House Speaker Nancy Pelosi’s statements about Omar could not hide her inherent condescending attitude:
It’s up to [Omar] to explain but I don’t think she understood the full weight of the words.
You see, Pelosi acknowledged that she doesn’t believe Omar’s words were “intended in an anti-Semitic way”, but, “the fact is, if that’s how it was interpreted, we have to remove all doubt as we have done over and over again.”
But many Jews have been essentially saying the same things that Omar said and did not suffer such backlash. So really, what Pelosi is saying, is that Omar needs to know her place as a non-Jew – as a Muslim. Per Pelosi, Omar needs to understand that challenging certain pro-Israel orthodoxies, especially if you’re not Jewish, is translated as anti-Semitism. And it doesn’t need to be intended as anything anti-Semitic, nor does it need to really be anti-Semitic. The whole sensibility is supposed to be about it being interpreted as such – and per Pelosi, Omar needs to respect this ‘interpretation’, that is, the twisting by Israel-apologists, because that’s just how it is. Per Pelosi, Omar needs to follow the racist political syntax of American politics when it comes to Israel. In other words, Pelosi’s words are suggesting that Omar is a ‘stupid Muslim’, and that she needs to fall in line and know her place.

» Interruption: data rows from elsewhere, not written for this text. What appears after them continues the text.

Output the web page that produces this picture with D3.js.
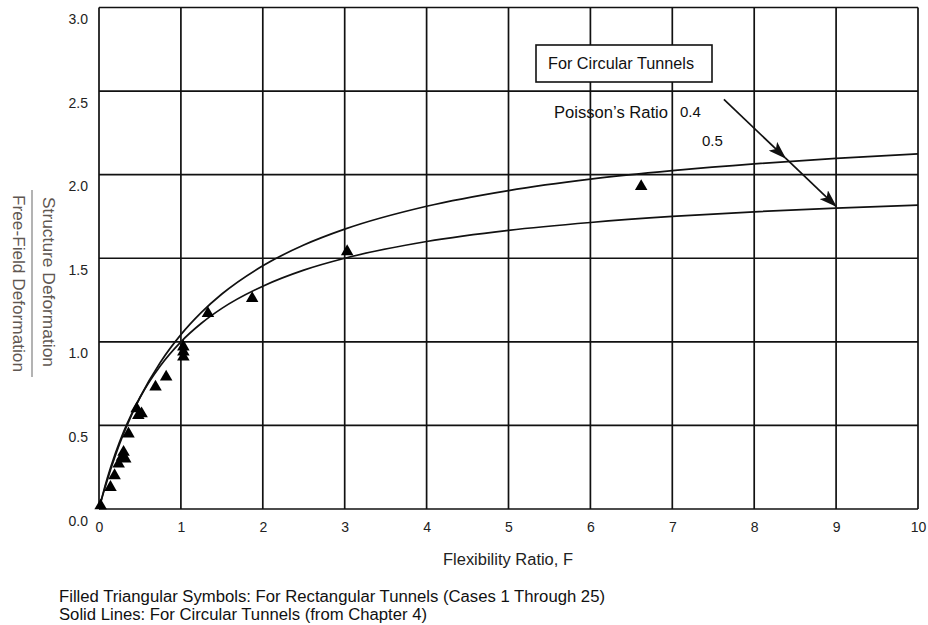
<!DOCTYPE html>
<html>
<head>
<meta charset="utf-8">
<script src="https://cdn.jsdelivr.net/npm/d3@7"></script>
<style>
  html, body { margin: 0; padding: 0; background: #fff; }
  svg { display: block; font-family: "Liberation Sans", Arial, sans-serif; }
</style>
</head>
<body>
<svg id="chart" width="928" height="625"></svg>
<script>
// ---- Data ----
const xTicks = [0, 1, 2, 3, 4, 5, 6, 7, 8, 9, 10];
const yTicks = [0, 0.5, 1.0, 1.5, 2.0, 2.5, 3.0];
const yTickLabels = ["0.0", "0.5", "1.0", "1.5", "2.0", "2.5", "3.0"];

// Circular tunnel curves (flexibility ratio F vs deformation ratio)
const curveF    = [0, 0.05, 0.1, 0.2, 0.3, 0.4, 0.5, 0.75, 1, 1.25, 1.5, 2, 2.5, 3, 4, 5, 6, 7, 8, 9, 10];
const poisson04 = [0, 0.089, 0.171, 0.32, 0.45, 0.565, 0.667, 0.878, 1.043, 1.176, 1.286, 1.455, 1.579, 1.674, 1.811, 1.905, 1.973, 2.024, 2.065, 2.097, 2.124];
const poisson05 = [0, 0.095, 0.182, 0.333, 0.462, 0.571, 0.667, 0.857, 1.0, 1.111, 1.2, 1.333, 1.429, 1.5, 1.6, 1.667, 1.714, 1.75, 1.778, 1.8, 1.818];

// Rectangular tunnel cases (filled triangles)
const caseF     = [0.02, 0.14, 0.19, 0.24, 0.28, 0.30, 0.32, 0.36, 0.46, 0.48, 0.52, 0.69, 0.82, 1.03, 1.03, 1.03, 1.33, 1.87, 3.03, 6.62];
const caseRatio = [0.02, 0.13, 0.20, 0.27, 0.31, 0.34, 0.30, 0.45, 0.60, 0.56, 0.57, 0.73, 0.79, 0.91, 0.94, 0.97, 1.17, 1.26, 1.54, 1.93];

// Arrow annotation (start, tip on ν=0.4 curve, tip on ν=0.5 curve)
const arrowStart = [7.63, 2.45];
const arrowTips  = [[8.38, 2.10], [9.0, 1.81]];

// ---- Drawing ----
const svg = d3.select("#chart");
const x = d3.scaleLinear().domain([0, 10]).range([99, 918]);
const y = d3.scaleLinear().domain([0, 3]).range([509, 7.5]);
const ink = "#111";

// grid
const g = svg.append("g");
g.selectAll("line.v").data(xTicks).join("line")
  .attr("x1", d => x(d)).attr("x2", d => x(d))
  .attr("y1", y(0)).attr("y2", y(3))
  .attr("stroke", ink).attr("stroke-width", 1.7);
g.selectAll("line.h").data(yTicks).join("line")
  .attr("y1", d => y(d)).attr("y2", d => y(d))
  .attr("x1", x(0)).attr("x2", x(10))
  .attr("stroke", ink).attr("stroke-width", 1.7);

// axes labels via d3 axes (no domain / tick lines)
const xAxis = svg.append("g").attr("transform", `translate(0,${y(0)})`)
  .call(d3.axisBottom(x).tickValues(xTicks).tickFormat(d3.format("d")).tickSize(0).tickPadding(13));
xAxis.select(".domain").remove();
xAxis.selectAll("text").attr("font-size", 14).attr("fill", "#222")
  .attr("font-family", "Liberation Sans, Arial, sans-serif");

const yAxis = svg.append("g").attr("transform", `translate(${x(0)},0)`)
  .call(d3.axisLeft(y).tickValues(yTicks).tickFormat((d, i) => yTickLabels[i]).tickSize(0).tickPadding(11));
yAxis.select(".domain").remove();
yAxis.selectAll("text").attr("font-size", 14).attr("fill", "#222").attr("dy", "1.15em")
  .attr("font-family", "Liberation Sans, Arial, sans-serif");

// curves
const line = d3.line().x(d => x(d[0])).y(d => y(d[1])).curve(d3.curveMonotoneX);
[poisson04, poisson05].forEach(vals => {
  svg.append("path")
    .datum(curveF.map((f, i) => [f, vals[i]]))
    .attr("d", line)
    .attr("fill", "none").attr("stroke", ink).attr("stroke-width", 1.7);
});

// triangles
const tri = d3.symbol().type(d3.symbolTriangle).size(68);
svg.selectAll("path.tri").data(caseF.map((f, i) => [f, caseRatio[i]])).join("path")
  .attr("class", "tri")
  .attr("d", tri)
  .attr("transform", d => `translate(${x(d[0])},${y(d[1])})`)
  .attr("fill", "#000");

// arrow
const defs = svg.append("defs");
defs.append("marker").attr("id", "ah")
  .attr("markerUnits", "userSpaceOnUse")
  .attr("markerWidth", 18).attr("markerHeight", 12)
  .attr("viewBox", "0 0 18 12").attr("refX", 17).attr("refY", 6)
  .attr("orient", "auto")
  .append("path").attr("d", "M0,0 L18,6 L0,12 L4,6 Z").attr("fill", ink);

let prev = arrowStart;
arrowTips.forEach(t => {
  svg.append("line")
    .attr("x1", x(prev[0])).attr("y1", y(prev[1]))
    .attr("x2", x(t[0])).attr("y2", y(t[1]))
    .attr("stroke", ink).attr("stroke-width", 1.7)
    .attr("marker-end", "url(#ah)");
  prev = t;
});

// legend box
svg.append("rect").attr("x", 536).attr("y", 45).attr("width", 176).attr("height", 37)
  .attr("fill", "#fff").attr("stroke", ink).attr("stroke-width", 1.6);
svg.append("text").attr("x", 548).attr("y", 69).attr("font-size", 16).attr("fill", "#111")
  .attr("textLength", 146).attr("lengthAdjust", "spacingAndGlyphs")
  .text("For Circular Tunnels");

svg.append("text").attr("x", 554).attr("y", 118).attr("font-size", 16).attr("fill", "#111")
  .attr("textLength", 114).attr("lengthAdjust", "spacingAndGlyphs")
  .text("Poisson\u2019s Ratio");
svg.append("text").attr("x", 680).attr("y", 117).attr("font-size", 15).attr("fill", "#111")
  .text("0.4");
svg.append("text").attr("x", 702).attr("y", 146).attr("font-size", 15).attr("fill", "#111")
  .text("0.5");

// x axis title
svg.append("text").attr("x", 508).attr("y", 565).attr("text-anchor", "middle")
  .attr("font-size", 16).attr("fill", "#222")
  .attr("textLength", 130).attr("lengthAdjust", "spacingAndGlyphs")
  .text("Flexibility Ratio, F");

// y axis title (fraction)
const yLabColor = "#5f5752";
svg.append("text").attr("transform", "translate(48,282) rotate(90)")
  .attr("text-anchor", "middle").attr("dominant-baseline", "central")
  .attr("font-size", 17).attr("fill", yLabColor)
  .attr("textLength", 170).attr("lengthAdjust", "spacingAndGlyphs")
  .text("Structure Deformation");
svg.append("line").attr("x1", 32).attr("x2", 32).attr("y1", 190).attr("y2", 377)
  .attr("stroke", "#9a9a9a").attr("stroke-width", 1.5);
svg.append("text").attr("transform", "translate(18,283.5) rotate(90)")
  .attr("text-anchor", "middle").attr("dominant-baseline", "central")
  .attr("font-size", 17).attr("fill", yLabColor)
  .attr("textLength", 177).attr("lengthAdjust", "spacingAndGlyphs")
  .text("Free-Field Deformation");

// captions
svg.append("text").attr("x", 59).attr("y", 602).attr("font-size", 16).attr("fill", "#111")
  .attr("textLength", 546).attr("lengthAdjust", "spacingAndGlyphs")
  .text("Filled Triangular Symbols:  For Rectangular Tunnels (Cases 1 Through 25)");
svg.append("text").attr("x", 59).attr("y", 620).attr("font-size", 16).attr("fill", "#111")
  .attr("textLength", 368).attr("lengthAdjust", "spacingAndGlyphs")
  .text("Solid Lines:  For Circular Tunnels (from Chapter 4)");
</script>
</body>
</html>
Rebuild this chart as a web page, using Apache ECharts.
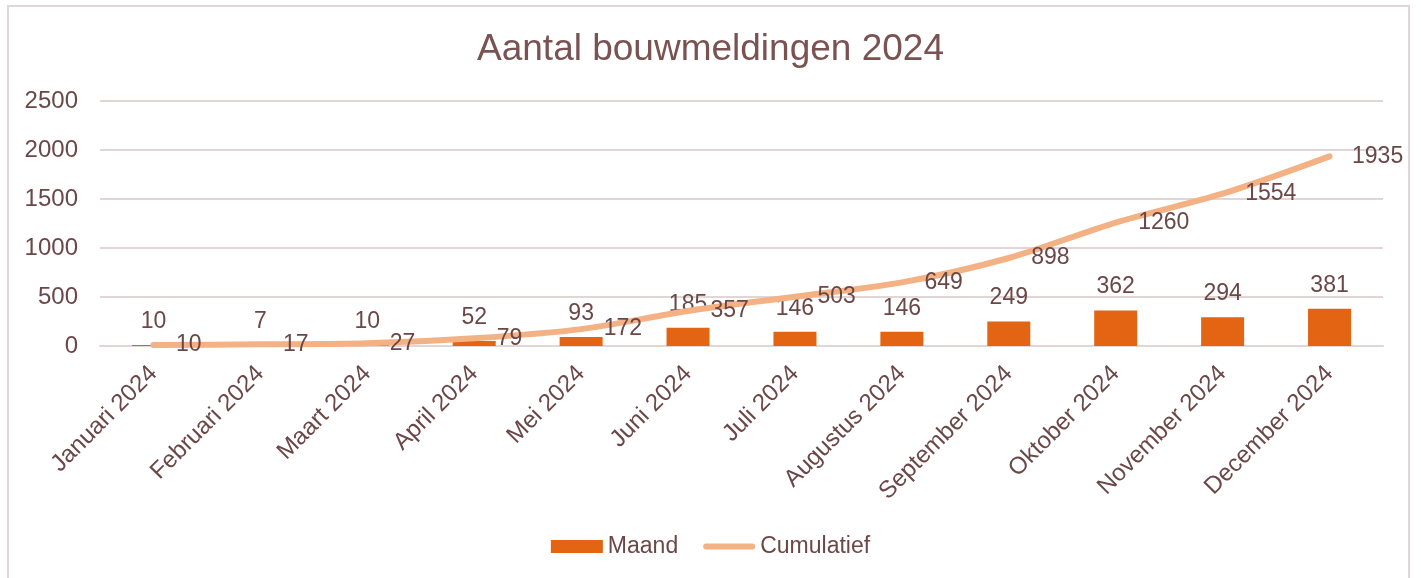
<!DOCTYPE html>
<html>
<head>
<meta charset="utf-8">
<script src="https://cdn.jsdelivr.net/npm/echarts@6/dist/echarts.min.js"></script>
<style>
  html, body { margin: 0; padding: 0; background: #fff; }
  .chart_wrap {
    position: absolute; left: 7px; top: 5px; width: 1403px; height: 580px;
    border: 2px solid #e2d5d5; box-sizing: border-box;
  }
  #chart { position: absolute; left: 0; top: 0; width: 1421px; height: 578px; }
</style>
</head>
<body>
<div class="chart_wrap"></div>
<div id="chart"></div>
<script>
const months = ["Januari 2024", "Februari 2024", "Maart 2024", "April 2024", "Mei 2024", "Juni 2024",
  "Juli 2024", "Augustus 2024", "September 2024", "Oktober 2024", "November 2024", "December 2024"];
const maand = [10, 7, 10, 52, 93, 185, 146, 146, 249, 362, 294, 381];
const cumulatief = [10, 17, 27, 79, 172, 357, 503, 649, 898, 1260, 1554, 1935];

const textColor = "#6b4747"; // bruinige tekstkleur
const font = "Liberation Sans, Arial, sans-serif";

const chart = echarts.init(document.getElementById("chart"));
chart.setOption({
  animation: false,
  textStyle: { fontFamily: font },
  title: {
    text: "Aantal bouwmeldingen 2024",
    left: "center",
    top: 26,
    textStyle: { fontSize: 37, fontWeight: "normal", color: "#7a5252", fontFamily: font },
  },
  legend: {
    bottom: 15,
    left: "center",
    itemWidth: 52,
    itemHeight: 13,
    itemGap: 25,
    textStyle: { fontSize: 23, color: textColor, fontFamily: font },
    data: [
      { name: "Maand", icon: "rect" },
      { name: "Cumulatief", icon: "path://M3,0 h46 a3,3 0 0 1 0,6 h-46 a3,3 0 0 1 0,-6 z" },
    ],
  },
  grid: { left: 100, right: 38, top: 101, bottom: 232 },
  xAxis: {
    type: "category",
    data: months,
    axisLine: { lineStyle: { color: "#e2d5d5", width: 2 } },
    axisTick: { show: false },
    axisLabel: {
      interval: 0,
      rotate: 45,
      margin: 24,
      fontSize: 24,
      color: textColor,
      fontFamily: font,
    },
  },
  yAxis: {
    type: "value",
    min: 0,
    max: 2500,
    interval: 500,
    axisLine: { show: false },
    axisTick: { show: false },
    axisLabel: { fontSize: 24, color: textColor, margin: 22, fontFamily: font, formatter: (v) => String(v) },
    splitLine: { lineStyle: { color: "#e2d5d5", width: 2 } },
  },
  series: [
    {
      name: "Maand",
      type: "bar",
      data: maand,
      barWidth: 43,
      itemStyle: { color: "#e36412" },
      label: {
        show: true,
        position: "top",
        distance: 12,
        fontSize: 23,
        color: textColor,
        fontFamily: font,
      },
      z: 2,
    },
    {
      name: "Cumulatief",
      type: "line",
      data: cumulatief,
      smooth: 0.3,
      symbol: "circle",
      symbolSize: 1,
      showSymbol: true,
      lineStyle: { color: "#f4b183", width: 6, cap: "round" },
      itemStyle: { color: "#f4b183" },
      label: {
        show: true,
        position: "right",
        distance: 22,
        fontSize: 23,
        color: textColor,
        fontFamily: font,
      },
      z: 3,
    },
  ],
});
</script>
</body>
</html>
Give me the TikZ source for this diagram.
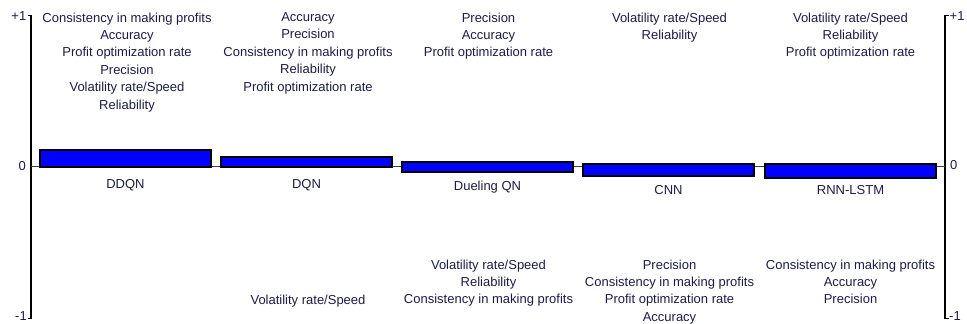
\documentclass[tikz,border=0pt]{standalone}
\usepackage{fontspec}
\setmainfont{Liberation Sans}
\usepackage{xcolor}
\usetikzlibrary{positioning}

\definecolor{textnavy}{RGB}{28,28,70}
\definecolor{barblue}{RGB}{0,0,255}

\begin{document}
\begin{tikzpicture}[x=1pt, y=-1pt, line cap=butt, line join=miter,
    every node/.style={font=\fontsize{13}{17.4}\selectfont, text=textnavy, inner sep=0pt},
    bar/.style={rectangle, draw=black, line width=2pt, fill=barblue, minimum width=171pt},
    alt/.style={text height=9.4pt, text depth=2.6pt},
    crit/.style={align=center, anchor=north},
    axis/.style={draw=black, line width=1.3pt},
    zeroline/.style={draw=black!75, line width=1pt}]
    \useasboundingbox (0,0) rectangle (967,324);

    % Axes
    \coordinate (ltop) at (31,15.5);
    \coordinate (lbot) at (31,318.5);
    \coordinate (ltopt) at (27.5,15.5);
    \coordinate (lbott) at (27.5,318.5);
    \coordinate (rtop) at (945,15.5);
    \coordinate (rbot) at (945,318.5);
    \coordinate (rtopt) at (948.5,15.5);
    \coordinate (rbott) at (948.5,318.5);
    \coordinate (lzero) at (31,166);
    \coordinate (rzero) at (945,166);

    \draw[axis] (ltopt) -- (ltop) -- (lbot) -- (lbott);
    \draw[axis] (rtopt) -- (rtop) -- (rbot) -- (rbott);
    \draw[zeroline] (lzero) -- (rzero);

    \node[alt, left=1pt of ltopt, yshift=-2pt] (lplus) {+1};
    \node[alt, left=5pt of lzero, yshift=-1pt] (lnull) {0};
    \node[alt, left=0.5pt of lbott, yshift=1pt] (lminus) {-1};
    \node[alt, right=1pt of rtopt, yshift=-2pt] (rplus) {+1};
    \node[alt, right=5pt of rzero] (rnull) {0};
    \node[alt, right=0.5pt of rbott, yshift=1pt] (rminus) {-1};

    % Bars
    \node[bar, minimum height=16.8pt] (ddqn) at (125.5,158.1) {};
    \node[bar, minimum height=9.2pt] (dqn) at (306.5,161.9) {};
    \node[bar, minimum height=10pt] (duel) at (487.5,167) {};
    \node[bar, minimum height=12.3pt] (cnn) at (668.5,169.9) {};
    \node[bar, minimum height=13.8pt] (lstm) at (850.5,170.6) {};

    \node[alt, anchor=north, below=11pt of ddqn] (ddqnlab) {DDQN};
    \node[alt, anchor=north, below=11pt of dqn] (dqnlab) {DQN};
    \node[alt, anchor=north, below=8pt of duel] (duellab) {Dueling QN};
    \node[alt, anchor=north, below=8pt of cnn] (cnnlab) {CNN};
    \node[alt, anchor=north, below=6pt of lstm] (lstmlab) {RNN-LSTM};

    % Criteria above
    \node[crit] (ddqnup) at (127,12.4) {Consistency in making profits\\Accuracy\\Profit optimization rate\\Precision\\Volatility rate/Speed\\Reliability};
    \node[crit] (dqnup) at (308,12.4) {Accuracy\\Precision\\Consistency in making profits\\Reliability\\Profit optimization rate};
    \node[crit] (duelup) at (488.5,12.4) {Precision\\Accuracy\\Profit optimization rate};
    \node[crit] (cnnup) at (669.5,12.4) {Volatility rate/Speed\\Reliability};
    \node[crit] (lstmup) at (850.5,12.4) {Volatility rate/Speed\\Reliability\\Profit optimization rate};

    % Criteria below
    \node[crit] (dqndown) at (308,294.4) {Volatility rate/Speed};
    \node[crit] (dueldown) at (488.5,259.4) {Volatility rate/Speed\\Reliability\\Consistency in making profits};
    \node[crit] (cnndown) at (669.5,259.4) {Precision\\Consistency in making profits\\Profit optimization rate\\Accuracy};
    \node[crit] (lstmdown) at (850.5,259.4) {Consistency in making profits\\Accuracy\\Precision};
\end{tikzpicture}
\end{document}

While Omar may have come out of this recent debacle relatively well, it’s not over. It’s not nearly over. We have to see the case of the concocted ‘anti-Semitic problem’ of the UK left since Jeremy Corbyn was elected to lead Labour in 2015, and mirror it against this. That ‘anti-Semitic problem’ is virtually non-existent. That supposed ‘problem’ was never really about anti-Semitism – but rather about the fact that Corbyn was too pro-Palestinian and challenged the pro-Israel conservative line that was meant to be kept. That witch-hunt has not ended, and one wonders if it ever will, no matter how many resolutions condemning anti-Semitism Labour sign.
It’s the same here with Omar and the US. It would be naïve to think that all this stops now. As James Zogby noted:
The House of Representatives may pass their resolution, but that won’t close the door on the discussion Omar’s courage has helped to open. If anything, their behavior and incitement against her has pried it open even further.
Pelosi and her ilk may believe that the storm has passed, that words which challenge Israel’s bi-partisan standing in Congress like those of Omar’s, will no longer be uttered. But this is only the beginning. Because Ilhan Omar is a serious person. The problem that the old guard have with her is not about what she actually says, but about what and who she is, and what she represents.